Through the many years of therapy, research, etc. I recognize that the dilemma surrounding me is anxiety. The anxiety stems from an experience with amnesia at 24. Recall of memory going back to about 17 is more clear today. Yet, memory before that is confusing. I memorized pictures, stole memories from family and friends, yet run into a hidden recall.
Causing great dissonance, inability to synthesize that new information, anxiety is formed, immensely. Having spent hundreds of dollars on phone calls to affirm a recalled memory, I seek an answer to the anxiety of dissonance. (See Freud, and his daughter Anna's treatise on the 34 defense mechanisms used for dissonance.)
Writing of one of those adventures with a hub about Meeting My Nemesis, I attempted to portray the loss of memory with the emotion created with rape seeking understanding. The dissonance created in the story is resolved with forgiveness being the key.
My dilemma of anxiety portrayed by dissonance for that adventure is resolved with metaphorically accepting forgiveness from an allegorical character or image. The dissonance formed from not trusting my memory or ability to recall the unconfirmed memory with continuity requires resolve. Like the Greek gods of ancient time or the mystifying bicameral mind of science I allow imagination to present me with a means of acceptance, which allows 'self' to function within normalcy.
I have wandered far and wide, not knowing if this insight of 'self' helps. I think likeness at times allows for acceptance and belonging. As writers, both fiction and non-fiction we seek answers with a desire to share - teach while desiring confirmation or affirmation. Like the song says, "the answer my friend is blowing in the wind."
My brotheI 'm here to tell ya' straight up that if your boxes include thoughts of harimng yourself or another individual...then go get help NOW. You will not find the help you need here.
However, I am here to tell you that you are not alone no matter what your boxes may be. It'a a BIG world my friend!
I too have boxes becuse boxes are a part of life and I used to let them control me...until I went inside the boxes and learned there are nothing more than that..just boxes.
Chasuk, ther are MANY boxes we will encounter in this game we call life and for me, I could have never had the strength to go deep inside those boxes w/o God.
I am a thug from the streets and have endured enough pain in my 45yrs that would make you cringe!
But that does not mean a thug conquer his demons and succeed in the game of life.
I'm here for you my brotha...just ask.
I wish you the best.
I'm peace-loving, both towards myself and others, but thanks for the kind words. :-)
Sounds like a bit of co-dependency to me. You're ok when people are around but lost and immobile when they're not around.
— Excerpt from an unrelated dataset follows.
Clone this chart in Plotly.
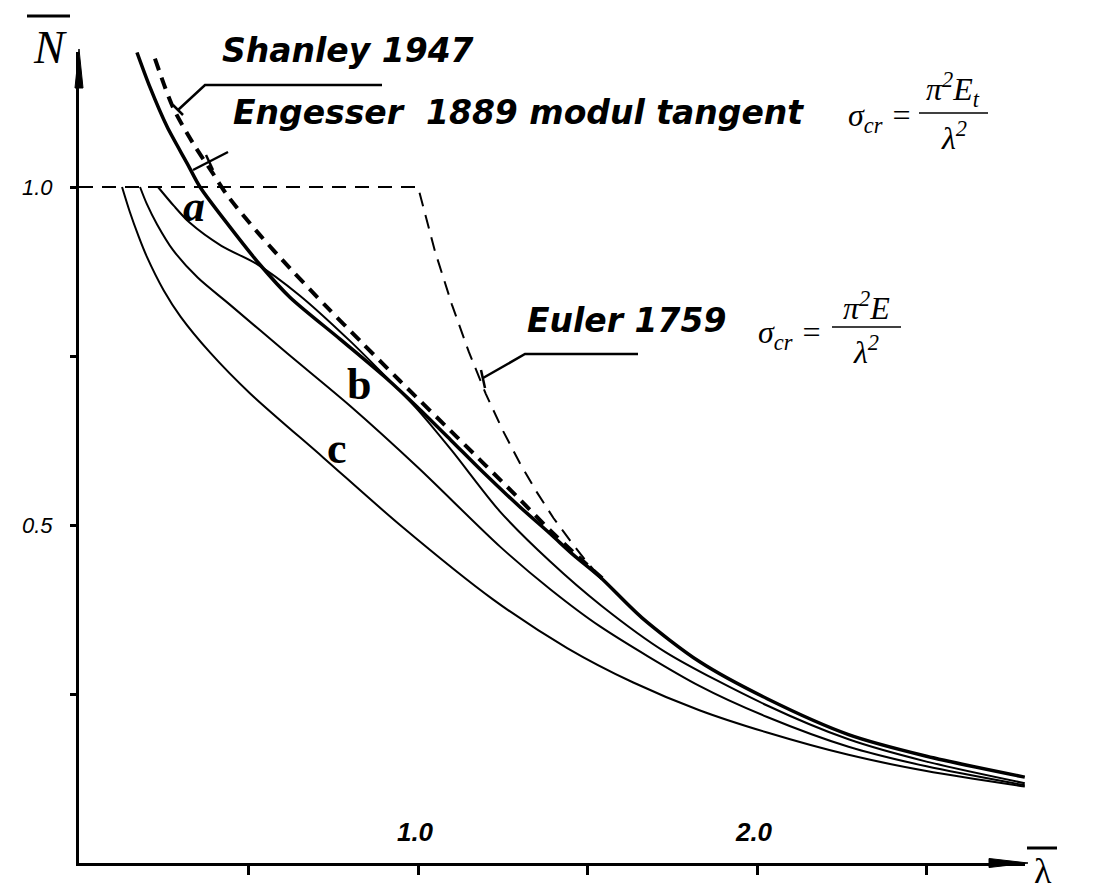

I'm a medically-diagnosed OCD'er, and it definitely sounds like you've got a bit of it if anything. Medical conditions aside, I feel and do the exact same thing. I don't understand why. When I lived at home with my mother, I felt caged to two rooms, but as soon as she stated she was leaving I felt this weight lift to do as I please. Now I live with two friends (and I love it, don't get me wrong) and the whole "living in boxes" thing has sort of lifted for the most part, but I still feel caged none-the-less. When they're gone to class or work, I feel free again. I don't think there's really anything to do about it. Perhaps we're just introverts?
I am a social worker but therapist by trade, and you need to see a professional in order to determine a diagnosis. You do not provide enough information to make a diagnostic impression. There are certain symptoms we look for before making a diagnostic impression of OCD. And even when you identify the symptoms, it is necessary to determine if it is obsessive compulsion disorder or obsessive compulsion personality disorder. It is important to distinguish the two as one is an axis one and one is an axis two diagnosis.